Once back at the front desk, the clerk gave me an explanation to the effect of the computer system inexplicably showing that she had checked out. After giving me my new key, he sent me on my way with a half-hearted, “Sorry about that.”

It struck me that my apology to the guest I’d just walked in on was a lot more sincere and emotive than the one I’d just gotten from the clerk. And I’m guessing he didn’t think to call and apologize to the woman I’d walked in on, either (he really should have because she deserved to hear it).

I’m not one of those cantankerous patrons who needs a staff to trip over themselves to make me happy. But really, this mistake wasn’t just inconvenient and a little embarrassing for me. It was probably pretty unnerving for the shocked guest, too.
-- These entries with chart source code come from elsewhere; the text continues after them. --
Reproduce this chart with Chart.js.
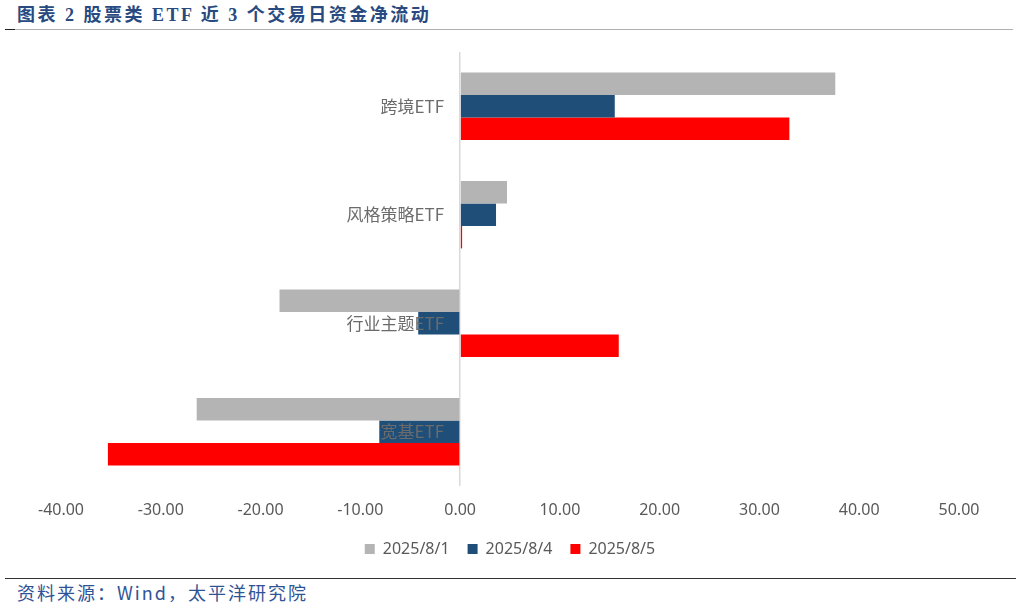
<!DOCTYPE html>
<html>
<head>
<meta charset="utf-8">
<script src="https://cdn.jsdelivr.net/npm/chart.js@4/dist/chart.umd.min.js"></script>
<style>
	body { margin: 0; background: #fff; }
	#page { position: relative; width: 1019px; height: 609px; overflow: hidden; background: #fff; }
	#title {
		position: absolute; left: 17px; top: 0px;
		font: bold 18px "Liberation Serif", "Noto Sans CJK SC", serif;
		letter-spacing: 2.5px; color: #284a80; white-space: nowrap;
	}
	#titleLine { position: absolute; left: 5px; top: 29px; width: 1008px; height: 1px; background: #b0b0b0; }
	#titleLine2 { position: absolute; left: 5px; top: 29px; width: 10px; height: 1px; background: #222; }
	#footLine { position: absolute; left: 5px; top: 578px; width: 1011px; height: 1px; background: #333; }
	#foot {
		position: absolute; left: 17px; top: 579px;
		font: 18px "Noto Sans CJK SC", sans-serif;
		letter-spacing: 2px; color: #2f5496; white-space: nowrap;
	}
	#chartBox { position: absolute; left: 0; top: 35px; width: 1019px; height: 540px; }
</style>
</head>
<body>
<div id="page">
	<div id="title">图表 2 股票类 ETF 近 3 个交易日资金净流动</div>
	<div id="titleLine"></div>
	<div id="titleLine2"></div>
	<div id="chartBox"><canvas id="etf-chartcanvas" width="1019" height="540"></canvas></div>
	<div id="footLine"></div>
	<div id="foot">资料来源：Wind，太平洋研究院</div>
</div>
<script>
// categories, top to bottom
var categories = ["跨境ETF", "风格策略ETF", "行业主题ETF", "宽基ETF"];
// series names
var seriesNames = ["2025/8/1", "2025/8/4", "2025/8/5"];
// net flow values
var flow0801 = [37.6, 4.7, -18.1, -26.4];
var flow0804 = [15.5, 3.6, -4.2, -8.1];
var flow0805 = [33.0, 0.2, 15.9, -35.3];
// x axis range
var xMin = -40;
var xMax = 50;
var xStep = 10;

// draw the category names right next to the zero line
var categoryLabels = {
	id : "categoryLabels",
	afterDatasetsDraw : function(chart) {
		var ctx = chart.ctx;
		var xScale = chart.scales.x;
		var yScale = chart.scales.y;
		var x0 = xScale.getPixelForValue(0);
		ctx.save();
		ctx.font = '17px "Noto Sans CJK SC", sans-serif';
		ctx.fillStyle = "#6b6b6b";
		ctx.textAlign = "right";
		ctx.textBaseline = "middle";
		for (var i = 0; i < categories.length; i++) {
			ctx.fillText(categories[i], x0 - 16, yScale.getPixelForValue(i));
		}
		ctx.restore();
	}
};

var ctx = document.getElementById("etf-chartcanvas");

var chartData = {
	labels : categories,
	datasets : [
		{
			label : seriesNames[0],
			data : flow0801,
			backgroundColor : "#b4b4b4",
			borderWidth : 0
		},
		{
			label : seriesNames[1],
			data : flow0804,
			backgroundColor : "#1f4e79",
			borderWidth : 0
		},
		{
			label : seriesNames[2],
			data : flow0805,
			backgroundColor : "#ff0000",
			borderWidth : 0
		}
	]
};

var chartOptions = {
	indexAxis : "y",
	responsive : false,
	animation : false,
	datasets : {
		bar : {
			categoryPercentage : 0.62,
			barPercentage : 1.0
		}
	},
	layout : {
		padding : { left : 61, right : 60, top : 17, bottom : 8 }
	},
	scales : {
		x : {
			min : xMin,
			max : xMax,
			border : { display : false },
			grid : {
				drawTicks : false,
				lineWidth : 1.5,
				color : function(c) {
					return c.tick && c.tick.value === 0 ? "#d9d9d9" : "rgba(0,0,0,0)";
				}
			},
			ticks : {
				stepSize : xStep,
				padding : 15,
				color : "#595959",
				font : { family : "Noto Sans", size : 16 },
				callback : function(v) { return Number(v).toFixed(2); }
			},
			// keep the axis band tight so the legend sits where it should
			afterFit : function(scale) {
				scale.height = 37;
			}
		},
		y : {
			display : false
		}
	},
	plugins : {
		legend : {
			display : true,
			position : "bottom",
			labels : {
				boxWidth : 10,
				boxHeight : 10,
				padding : 18,
				color : "#595959",
				font : { family : "Noto Sans", size : 16 }
			}
		},
		tooltip : { enabled : false }
	}
};

var etfChart = new Chart(ctx, {
	type : "bar",
	data : chartData,
	options : chartOptions,
	plugins : [categoryLabels]
});
</script>
</body>
</html>
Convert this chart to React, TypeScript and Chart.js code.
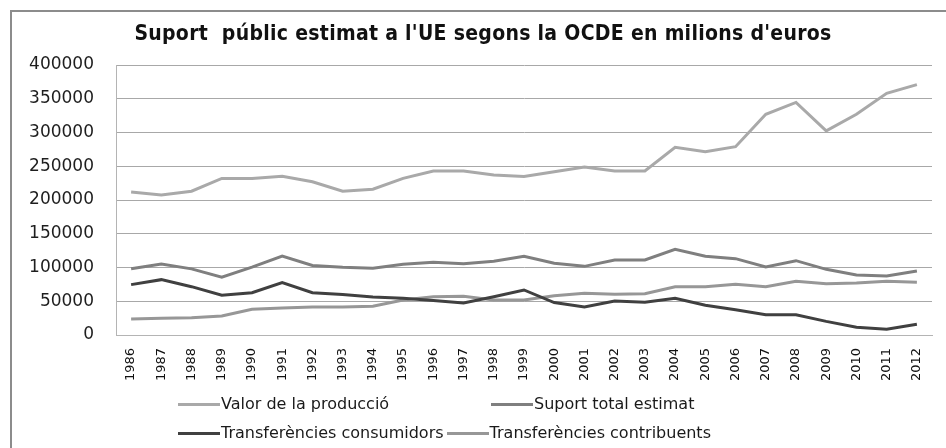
import React, { useEffect, useRef } from "react";
import { Chart, registerables } from "chart.js";

Chart.register(...registerables);

const years = [
  "1986", "1987", "1988", "1989", "1990", "1991", "1992", "1993", "1994",
  "1995", "1996", "1997", "1998", "1999", "2000", "2001", "2002", "2003",
  "2004", "2005", "2006", "2007", "2008", "2009", "2010", "2011", "2012",
];

const valorProduccio = [
  212000, 207500, 213000, 232000, 232000, 235000, 227000, 213000, 216000,
  232000, 243000, 243000, 237000, 235000, 242000, 249000, 243000, 243000,
  278000, 271500, 279000, 327000, 344500, 302500, 327000, 358000, 371000,
];

const suportTotal = [
  98000, 105000, 98000, 85500, 100500, 117000, 103000, 100300, 99000,
  104700, 107700, 105700, 109200, 116600, 106200, 101700, 111100, 111100,
  127000, 116600, 113100, 100700, 110100, 97300, 88900, 87400, 94800,
];

const transfConsumidors = [
  74600, 82000, 71600, 58800, 62700, 77500, 62700, 60000, 56300,
  54500, 51000, 47500, 56800, 66700, 48000, 41500, 50400, 48400,
  54300, 44000, 37500, 30100, 30100, 20200, 11400, 8400, 15800,
];

const transfContribuents = [
  23700, 24700, 25700, 28100, 38000, 40000, 41500, 41500, 42500,
  51900, 56800, 57300, 51900, 51900, 58300, 61700, 60200, 61200,
  71600, 71600, 75100, 71600, 79500, 76100, 77000, 79500, 78100,
];

const yTicksMax = 400000;
const yTicksStep = 50000;

const seriesNames = [
  "Valor de la producció",
  "Suport total estimat",
  "Transferències consumidors",
  "Transferències contribuents",
];
const seriesColors = ["#a9a9a9", "#7f7f7f", "#404040", "#979797"];

const titleText = "Suport  públic estimat a l'UE segons la OCDE en milions d'euros";

export default function App() {
  const ref = useRef<HTMLCanvasElement | null>(null);

  useEffect(() => {
    if (!ref.current) return;
    const seriesData = [valorProduccio, suportTotal, transfConsumidors, transfContribuents];
    const chart = new Chart(ref.current, {
      type: "line",
      data: {
        labels: years,
        datasets: seriesData.map((d, i) => ({
          label: seriesNames[i],
          data: d,
          borderColor: seriesColors[i],
          backgroundColor: seriesColors[i],
          borderWidth: 3,
          pointRadius: 0,
          tension: 0,
          fill: false,
        })),
      },
      options: {
        animation: false,
        responsive: false,
        maintainAspectRatio: false,
        layout: { padding: { top: 65, right: 14, bottom: 63, left: 0 } },
        plugins: {
          legend: { display: false },
          title: { display: false },
          tooltip: { enabled: false },
        },
        scales: {
          x: {
            offset: true,
            grid: { display: false, drawTicks: false },
            border: { display: true, color: "#b4b4b4", width: 1 },
            ticks: {
              autoSkip: false,
              minRotation: 90,
              maxRotation: 90,
              padding: 13,
              color: "#111",
              font: { family: "'DejaVu Sans', sans-serif", size: 13 },
            },
            afterFit: (s: any) => {
              s.height = 50;
            },
          },
          y: {
            min: 0,
            max: yTicksMax,
            grid: { color: "#a8a8a8", drawTicks: false, lineWidth: 1 },
            border: { display: true, color: "#b4b4b4", width: 1 },
            ticks: {
              stepSize: yTicksStep,
              padding: 22,
              color: "#1e1e1e",
              font: { family: "'DejaVu Sans', sans-serif", size: 17 },
              callback: (v: any) => String(v),
            },
            afterFit: (s: any) => {
              s.width = 116;
            },
          },
        },
      },
    });
    return () => chart.destroy();
  }, []);

  const legendFont = "'DejaVu Sans', sans-serif";

  const item = (i: number) => (
    <div style={{ display: "flex", alignItems: "center", whiteSpace: "nowrap" }}>
      <span
        style={{
          display: "inline-block",
          width: 42,
          height: 3,
          background: seriesColors[i],
          marginRight: 1,
        }}
      />
      <span>{seriesNames[i]}</span>
    </div>
  );

  return (
    <div
      style={{
        position: "fixed",
        left: 0,
        top: 0,
        width: 946,
        height: 448,
        background: "#fff",
        overflow: "hidden",
      }}
    >
      <div
        style={{
          position: "absolute",
          left: 10,
          top: 10,
          width: 980,
          height: 480,
          border: "2px solid #8c8c8c",
          boxSizing: "border-box",
        }}
      />
      <canvas
        ref={ref}
        width={946}
        height={448}
        style={{ position: "absolute", left: 0, top: 0, width: 946, height: 448, display: "block" }}
      />
      <div
        style={{
          position: "absolute",
          left: 0,
          top: 21,
          width: 966,
          textAlign: "center",
          fontFamily: "'Liberation Sans Narrow', 'DejaVu Sans Condensed', sans-serif",
          fontWeight: "bold",
          fontSize: 21,
          letterSpacing: "0.3px",
          color: "#111",
          whiteSpace: "pre",
        }}
      >
        {titleText}
      </div>
      <div
        style={{
          position: "absolute",
          left: 178,
          top: 394,
          fontFamily: legendFont,
          fontSize: 16,
          color: "#1a1a1a",
          lineHeight: "20px",
        }}
      >
        <div style={{ display: "flex" }}>
          <div style={{ width: 313 }}>{item(0)}</div>
          {item(1)}
        </div>
        <div style={{ display: "flex", marginTop: 9 }}>
          {item(2)}
          <div style={{ width: 3 }} />
          {item(3)}
        </div>
      </div>
    </div>
  );
}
And a sincere apology could have turned the entire thing around for both of us.

Mistakes happen, for students, for parents, for colleges, for high schools, etc. Not even the most conscientious of us is going to get it right every time.

But a good apology, one that’s sincere and that both acknowledges and owns the mistake, is enough to make up for all but the most egregious errors. Experience has taught me that most people are predisposed to forgive, but a good apology is the invitation to do so. Even the guest I barged in on was pretty gracious about it (she just laughed and said, “That’s OK” as I was retreating out the door).

Whatever the setting, don’t say you’re sorry just to say it. And don’t give the literal or figurative version of, “We apologize for any inconvenience this may have caused.” Do it like you mean it.

When the mistake has already been made, the opportunity for a good apology is still available.